The modern village of Jericho is described by Mr. Buckingham as a settlement of about fifty dwellings, all very mean in their appearance, and fenced in front with thorny bushes, while a barrier of the same kind, the most effectual that could be raised against mounted Arabs, encircles the town. A fine brook flows by it, which empties itself into the Jordan; the nearest point of that river is about three miles distant. The grounds in the immediate vicinity of the village, being fertilized by this stream, bear crops of dourra, Indian corn, rice, and onions. The population is entirely Mohammedan, and is governed by a sheikh: their habits are those of Bedouins, and robbery and plunder form their chief and most gainful occupation.
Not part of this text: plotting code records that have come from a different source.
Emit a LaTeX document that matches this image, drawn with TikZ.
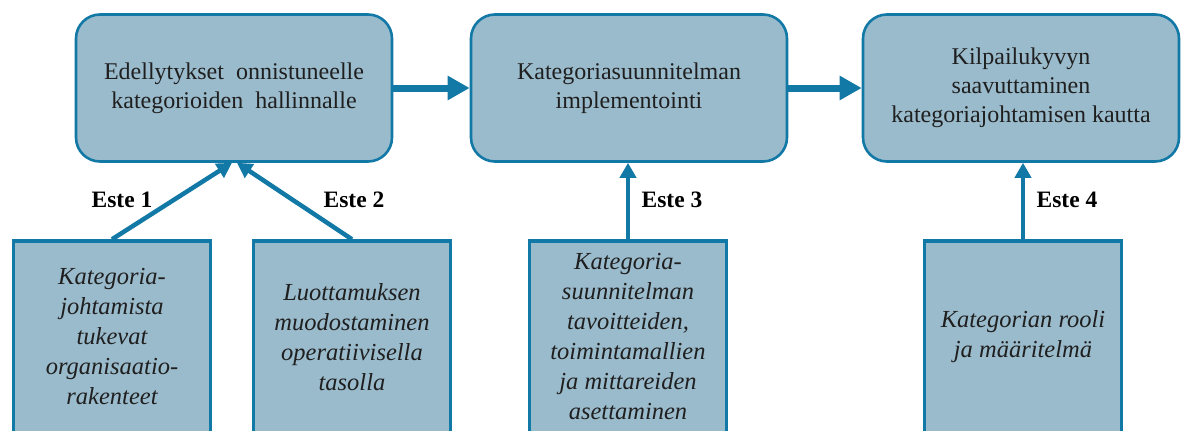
\documentclass[tikz,border=0pt]{standalone}
\usepackage{fontspec}
\setmainfont{Liberation Serif}
\usetikzlibrary{arrows.meta}
\definecolor{boxfill}{RGB}{154,187,204}
\definecolor{boxline}{RGB}{18,120,165}
\newcommand{\lowtext}[1]{\raisebox{-3pt}{\begin{tabular}{@{}c@{}}#1\end{tabular}}}
\tikzset{
  topbox/.style={draw=boxline, fill=boxfill, line width=2.6pt, rounded corners=24pt,
    minimum width=316pt, minimum height=147pt, inner sep=0pt,
    font=\fontsize{24}{29}\selectfont, text=black!88},
  botbox/.style={draw=boxline, fill=boxfill, line width=3.4pt,
    minimum width=197pt, minimum height=192pt, inner sep=0pt,
    font=\fontsize{24.5}{30}\selectfont\itshape, text=black!88, align=center},
  bigarrow/.style={draw=boxline, line width=7pt, -{Triangle[length=22pt,width=23pt]}},
  smallarrow/.style={draw=boxline, line width=4.5pt, -{Triangle[length=15pt,width=16pt]}},
  estelabel/.style={font=\fontsize{23.5}{28}\selectfont\bfseries, text=black}
}
\begin{document}
\begin{tikzpicture}[x=1pt,y=-1pt]
\useasboundingbox (0,0) rectangle (1181,431);
\node[topbox] (t1) at (234,88) {\lowtext{Edellytykset\ \ onnistuneelle\\kategorioiden\ \ hallinnalle}};
\node[topbox] (t2) at (629,88) {\lowtext{Kategoriasuunnitelman\\implementointi}};
\node[topbox] (t3) at (1021,88) {\lowtext{Kilpailukyvyn\\saavuttaminen\\kategoriajohtamisen kautta}};
\node[botbox] (b1) at (112,337) {Kategoria-\\johtamista\\tukevat\\organisaatio-\\rakenteet};
\node[botbox] (b2) at (352,337) {Luottamuksen\\muodostaminen\\operatiivisella\\tasolla};
\node[botbox] (b3) at (628,337) {Kategoria-\\suunnitelman\\tavoitteiden,\\toimintamallien\\ja mittareiden\\asettaminen};
\node[botbox] (b4) at (1023,337) {Kategorian rooli\\ja määritelmä};
\draw[bigarrow] (t1.east) -- (t2.west);
\draw[bigarrow] (t2.east) -- (t3.west);
\coordinate (t1l) at ([xshift=-2pt]t1.south);
\coordinate (t1r) at ([xshift=3pt]t1.south);
\draw[smallarrow] (b1.north) -- (t1l);
\draw[smallarrow] (b2.north) -- (t1r);
\draw[smallarrow] (b3.north) -- (b3.north |- t2.south);
\draw[smallarrow] (b4.north) -- (b4.north |- t3.south);
\node[estelabel] (e1) at (122,200) {Este 1};
\node[estelabel] (e2) at (354,200) {Este 2};
\node[estelabel] (e3) at (672,200) {Este 3};
\node[estelabel] (e4) at (1067,200) {Este 4};
\end{tikzpicture}
\end{document}
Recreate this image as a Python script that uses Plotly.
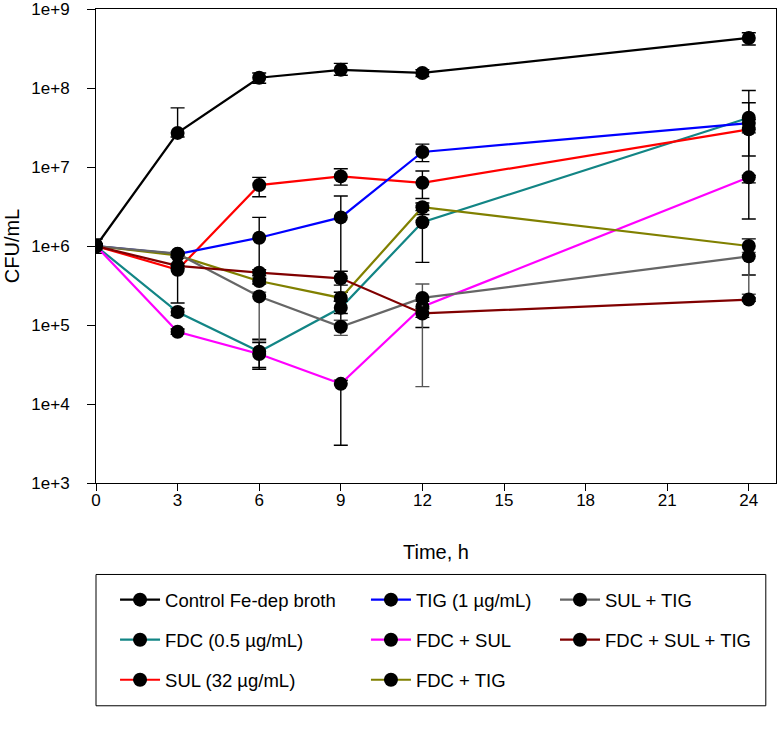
import plotly.graph_objects as go

# ---------------- data ----------------
times = [0, 3, 6, 9, 12, 24]

names = ["Control Fe-dep broth", "TIG (1 µg/mL)", "SUL + TIG",
         "FDC (0.5 µg/mL)", "FDC + SUL", "FDC + SUL + TIG",
         "SUL (32 µg/mL)", "FDC + TIG"]

control = [1.0e6, 2.7e7, 1.35e8, 1.7e8, 1.55e8, 4.3e8]
control_hi = [1.23e6, 5.6e7, 1.55e8, 2.05e8, 1.7e8, 5.0e8]
control_lo = [8.1e5, 2.4e7, 1.15e8, 1.45e8, 1.4e8, 3.5e8]

tig = [1.0e6, 7.9e5, 1.27e6, 2.3e6, 1.55e7, 3.6e7]
tig_hi = [1.0e6, 8.5e5, 2.3e6, 4.3e6, 1.95e7, 6.5e7]
tig_lo = [1.0e6, 7.3e5, 3.8e5, 1.0e5, 1.17e7, 2.7e7]

sul_tig = [1.0e6, 8.0e5, 2.3e5, 9.5e4, 2.2e5, 7.4e5]
sul_tig_hi = [1.0e6, 8.5e5, 2.6e5, 1.15e5, 3.3e5, 8.3e5]
sul_tig_lo = [1.0e6, 7.5e5, 6.3e4, 7.4e4, 1.66e4, 2.45e5]

fdc = [1.0e6, 1.46e5, 4.6e4, 1.65e5, 2.0e6, 4.2e7]
fdc_hi = [1.0e6, 1.62e5, 6.6e4, 2.0e5, 2.5e6, 9.3e7]
fdc_lo = [1.0e6, 1.32e5, 2.9e4, 1.4e5, 6.2e5, 1.38e7]

fdc_sul = [1.0e6, 8.2e4, 4.3e4, 1.8e4, 1.7e5, 7.4e6]
fdc_sul_hi = [1.0e6, 8.9e4, 6.0e4, 2.0e4, 2.0e5, 7.8e6]
fdc_sul_lo = [1.0e6, 7.6e4, 2.75e4, 3.0e3, 9.3e4, 6.3e6]

fdc_sul_tig = [1.0e6, 5.6e5, 4.6e5, 3.9e5, 1.4e5, 2.1e5]
fdc_sul_tig_hi = [1.0e6, 6.0e5, 5.0e5, 4.8e5, 1.6e5, 2.2e5]
fdc_sul_tig_lo = [1.0e6, 5.2e5, 4.2e5, 3.2e5, 1.25e5, 2.0e5]

sul = [1.0e6, 5.0e5, 5.9e6, 7.6e6, 6.3e6, 3.0e7]
sul_hi = [1.0e6, 5.6e5, 7.4e6, 9.5e6, 8.9e6, 4.0e7]
sul_lo = [1.0e6, 1.9e5, 4.2e6, 5.9e6, 4.0e6, 2.2e6]

fdc_tig = [1.0e6, 7.6e5, 3.6e5, 2.2e5, 3.1e6, 1.0e6]
fdc_tig_hi = [1.0e6, 8.0e5, 3.9e5, 2.6e5, 3.5e6, 1.23e6]
fdc_tig_lo = [1.0e6, 7.2e5, 3.3e5, 2.0e5, 2.8e6, 4.3e5]

y_tickvals = [1e3, 1e4, 1e5, 1e6, 1e7, 1e8, 1e9]
y_ticktext = ["1e+3", "1e+4", "1e+5", "1e+6", "1e+7", "1e+8", "1e+9"]
x_tickvals = [0, 3, 6, 9, 12, 15, 18, 21, 24]

# ---------------- styling ----------------
series = [
    (names[0], control, control_hi, control_lo, "#000000", "#000000", "legend", 1),
    (names[3], fdc, fdc_hi, fdc_lo, "#128585", "#000000", "legend", 2),
    (names[6], sul, sul_hi, sul_lo, "#ff0000", "#000000", "legend", 3),
    (names[1], tig, tig_hi, tig_lo, "#0000ff", "#000000", "legend2", 1),
    (names[4], fdc_sul, fdc_sul_hi, fdc_sul_lo, "#ff00ff", "#000000", "legend2", 2),
    (names[7], fdc_tig, fdc_tig_hi, fdc_tig_lo, "#808000", "#000000", "legend2", 3),
    (names[2], sul_tig, sul_tig_hi, sul_tig_lo, "#666666", "#555555", "legend3", 1),
    (names[5], fdc_sul_tig, fdc_sul_tig_hi, fdc_sul_tig_lo, "#800000", "#000000", "legend3", 2),
]

FONT = "Liberation Sans, Arial, sans-serif"

fig = go.Figure()
for name, y, hi, lo, color, ecolor, leg, rank in series:
    plus = [h - v for h, v in zip(hi, y)]
    minus = [v - l for v, l in zip(y, lo)]
    fig.add_trace(go.Scatter(
        x=times, y=y, name=name, mode="lines+markers",
        line=dict(color=color, width=2.2),
        marker=dict(color="black", size=14, symbol="circle"),
        error_y=dict(type="data", array=plus, arrayminus=minus, symmetric=False,
                     color=ecolor, thickness=1.4, width=7),
        legend=leg, legendrank=rank, legendgroup=name,
    ))

legend_common = dict(
    orientation="v", yanchor="top", xanchor="left", y=-0.207,
    font=dict(family=FONT, size=18.5, color="black"),
    bgcolor="rgba(0,0,0,0)", borderwidth=0, tracegroupgap=13,
    itemwidth=40, traceorder="grouped",
)

fig.update_layout(
    width=777, height=740,
    margin=dict(l=96, r=1, t=9, b=257, autoexpand=False),
    paper_bgcolor="white", plot_bgcolor="white",
    font=dict(family=FONT, size=17, color="black"),
    showlegend=True,
    legend=dict(legend_common, x=0.028),
    legend2=dict(legend_common, x=0.397),
    legend3=dict(legend_common, x=0.675),
    xaxis=dict(
        range=[0, 25], tickvals=x_tickvals, ticks="outside", ticklen=7,
        tickwidth=1, tickcolor="black", showline=True, linecolor="black",
        linewidth=1, mirror=True, showgrid=False, zeroline=False,
        automargin=False, ticklabelstandoff=-5, ticklabeloverflow="allow",
        tickfont=dict(size=17), title=dict(text="Time, h", font=dict(size=20), standoff=35),
    ),
    yaxis=dict(
        type="log", range=[3, 9], tickvals=y_tickvals, ticktext=y_ticktext,
        ticks="outside", ticklen=8, tickwidth=1, tickcolor="black",
        showline=True, linecolor="black", linewidth=1, mirror=True,
        showgrid=False, zeroline=False, tickfont=dict(size=17),
        ticklabelstandoff=14, automargin=False, ticklabeloverflow="allow",
        title=dict(text="CFU/mL", font=dict(size=20), standoff=6),
    ),
    shapes=[dict(type="rect", xref="paper", yref="paper",
                 x0=0, x1=0.985, y0=-0.470, y1=-0.193,
                 line=dict(color="black", width=1), fillcolor="rgba(0,0,0,0)")],
)

fig.write_html(
    "out.html",
    config={"displayModeBar": False},
    post_script="document.body.style.margin='0';document.body.style.overflow='hidden';",
)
The whole of the road from Jerusalem to the Jordan, is held to be the most dangerous in Palestine; and indeed, in this portion of it, the very aspect of the scenery is sufficient, on the one hand, to tempt to robbery and murder, and, on the other, to occasion a dread of it in those who pass that way. One must be amid these wild and gloomy solitudes, surrounded by an armed band, and feel the impatience of the traveller who rushes on to catch a new view at every pass and turn; one must be alarmed at the very tramp of the horses' hoofs rebounding through the caverned rocks, and at the savage shouts of the footmen, scarcely less loud than the echoing thunder produced by the discharge of their pieces in the valleys; one must witness all this upon the spot, before the full force and beauty of the admirable story of the good Samaritan can be perceived. Here, pillage, wounds, and death would be accompanied with double terror, from the frightful aspect of every thing around. Here, the unfeeling act of passing by a fellow creature in distress, as the priest and Levite are said to have done, strikes one with horror, as an act almost more than inhuman. And here, too, the compassion of the good Samaritan is doubly virtuous, from the purity of the motive which must have led to it, in a spot where no eyes were fixed on him to draw forth the performance of any duty, and from the bravery which was necessary to admit of a man's exposing himself, by such delay, to the risk of a similar fate to that from which he was endeavouring to rescue his fellow creature.